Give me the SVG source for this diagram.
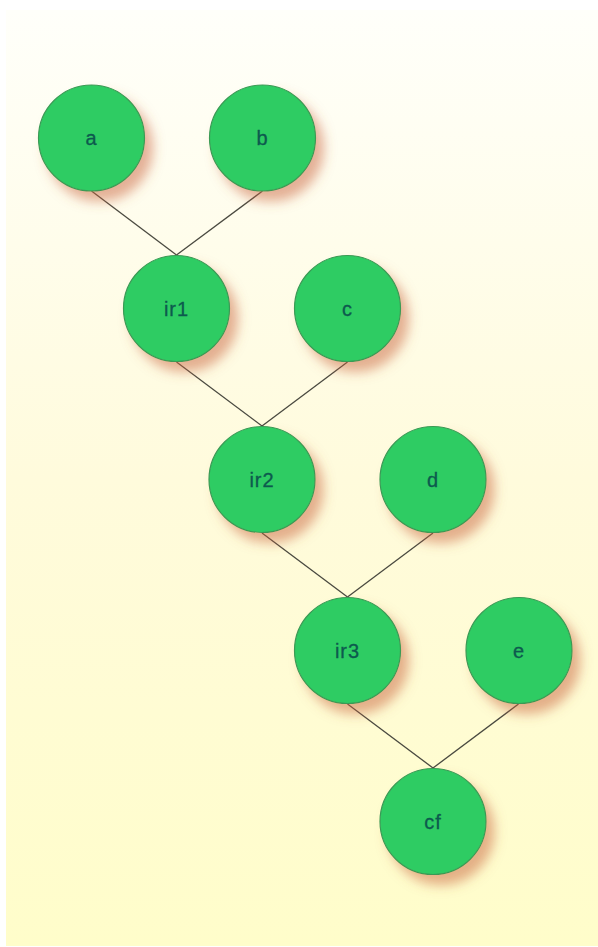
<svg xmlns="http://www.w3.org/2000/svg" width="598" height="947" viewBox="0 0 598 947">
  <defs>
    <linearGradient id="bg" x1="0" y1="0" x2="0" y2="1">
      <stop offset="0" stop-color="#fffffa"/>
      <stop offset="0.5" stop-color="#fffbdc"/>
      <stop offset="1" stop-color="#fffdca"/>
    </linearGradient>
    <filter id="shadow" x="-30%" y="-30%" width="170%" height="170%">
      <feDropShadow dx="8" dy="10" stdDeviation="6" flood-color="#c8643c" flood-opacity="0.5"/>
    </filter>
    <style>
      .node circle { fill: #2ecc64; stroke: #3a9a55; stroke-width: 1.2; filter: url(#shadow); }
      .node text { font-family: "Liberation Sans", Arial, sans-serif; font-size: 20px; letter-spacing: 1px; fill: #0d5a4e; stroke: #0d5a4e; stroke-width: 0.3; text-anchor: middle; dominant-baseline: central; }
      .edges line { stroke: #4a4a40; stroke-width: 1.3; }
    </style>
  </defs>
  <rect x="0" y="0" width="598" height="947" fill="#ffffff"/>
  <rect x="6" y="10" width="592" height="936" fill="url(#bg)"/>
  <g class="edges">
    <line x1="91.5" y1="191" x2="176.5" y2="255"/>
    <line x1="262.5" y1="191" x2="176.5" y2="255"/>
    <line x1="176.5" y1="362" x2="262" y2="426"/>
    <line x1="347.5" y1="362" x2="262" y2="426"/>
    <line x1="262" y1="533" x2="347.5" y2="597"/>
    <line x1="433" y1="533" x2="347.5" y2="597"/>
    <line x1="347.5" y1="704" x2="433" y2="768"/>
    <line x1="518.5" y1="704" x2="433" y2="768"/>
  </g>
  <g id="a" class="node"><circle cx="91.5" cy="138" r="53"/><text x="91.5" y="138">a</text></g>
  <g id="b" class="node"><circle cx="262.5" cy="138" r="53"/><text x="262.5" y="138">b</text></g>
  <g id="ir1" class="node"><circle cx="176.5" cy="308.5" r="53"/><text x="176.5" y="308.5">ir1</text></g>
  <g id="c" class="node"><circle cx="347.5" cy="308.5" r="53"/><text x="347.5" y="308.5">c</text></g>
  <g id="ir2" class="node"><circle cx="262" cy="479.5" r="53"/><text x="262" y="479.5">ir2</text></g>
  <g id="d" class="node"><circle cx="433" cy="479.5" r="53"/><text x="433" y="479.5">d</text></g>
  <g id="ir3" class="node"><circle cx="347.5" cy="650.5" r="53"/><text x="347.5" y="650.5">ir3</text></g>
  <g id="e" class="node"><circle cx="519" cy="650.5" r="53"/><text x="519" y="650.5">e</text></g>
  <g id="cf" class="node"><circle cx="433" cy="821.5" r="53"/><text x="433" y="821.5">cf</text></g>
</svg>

#### INSTRUCTIONS FOR THE TASK:
Restate the data above word for word. Skip every picture.

#### EXERCISE OUTPUT:
Give me the SVG source for this diagram.
<svg xmlns="http://www.w3.org/2000/svg" width="598" height="947" viewBox="0 0 598 947">
  <defs>
    <linearGradient id="bg" x1="0" y1="0" x2="0" y2="1">
      <stop offset="0" stop-color="#fffffa"/>
      <stop offset="0.5" stop-color="#fffbdc"/>
      <stop offset="1" stop-color="#fffdca"/>
    </linearGradient>
    <filter id="shadow" x="-30%" y="-30%" width="170%" height="170%">
      <feDropShadow dx="8" dy="10" stdDeviation="6" flood-color="#c8643c" flood-opacity="0.5"/>
    </filter>
    <style>
      .node circle { fill: #2ecc64; stroke: #3a9a55; stroke-width: 1.2; filter: url(#shadow); }
      .node text { font-family: "Liberation Sans", Arial, sans-serif; font-size: 20px; letter-spacing: 1px; fill: #0d5a4e; stroke: #0d5a4e; stroke-width: 0.3; text-anchor: middle; dominant-baseline: central; }
      .edges line { stroke: #4a4a40; stroke-width: 1.3; }
    </style>
  </defs>
  <rect x="0" y="0" width="598" height="947" fill="#ffffff"/>
  <rect x="6" y="10" width="592" height="936" fill="url(#bg)"/>
  <g class="edges">
    <line x1="91.5" y1="191" x2="176.5" y2="255"/>
    <line x1="262.5" y1="191" x2="176.5" y2="255"/>
    <line x1="176.5" y1="362" x2="262" y2="426"/>
    <line x1="347.5" y1="362" x2="262" y2="426"/>
    <line x1="262" y1="533" x2="347.5" y2="597"/>
    <line x1="433" y1="533" x2="347.5" y2="597"/>
    <line x1="347.5" y1="704" x2="433" y2="768"/>
    <line x1="518.5" y1="704" x2="433" y2="768"/>
  </g>
  <g id="a" class="node"><circle cx="91.5" cy="138" r="53"/><text x="91.5" y="138">a</text></g>
  <g id="b" class="node"><circle cx="262.5" cy="138" r="53"/><text x="262.5" y="138">b</text></g>
  <g id="ir1" class="node"><circle cx="176.5" cy="308.5" r="53"/><text x="176.5" y="308.5">ir1</text></g>
  <g id="c" class="node"><circle cx="347.5" cy="308.5" r="53"/><text x="347.5" y="308.5">c</text></g>
  <g id="ir2" class="node"><circle cx="262" cy="479.5" r="53"/><text x="262" y="479.5">ir2</text></g>
  <g id="d" class="node"><circle cx="433" cy="479.5" r="53"/><text x="433" y="479.5">d</text></g>
  <g id="ir3" class="node"><circle cx="347.5" cy="650.5" r="53"/><text x="347.5" y="650.5">ir3</text></g>
  <g id="e" class="node"><circle cx="519" cy="650.5" r="53"/><text x="519" y="650.5">e</text></g>
  <g id="cf" class="node"><circle cx="433" cy="821.5" r="53"/><text x="433" y="821.5">cf</text></g>
</svg>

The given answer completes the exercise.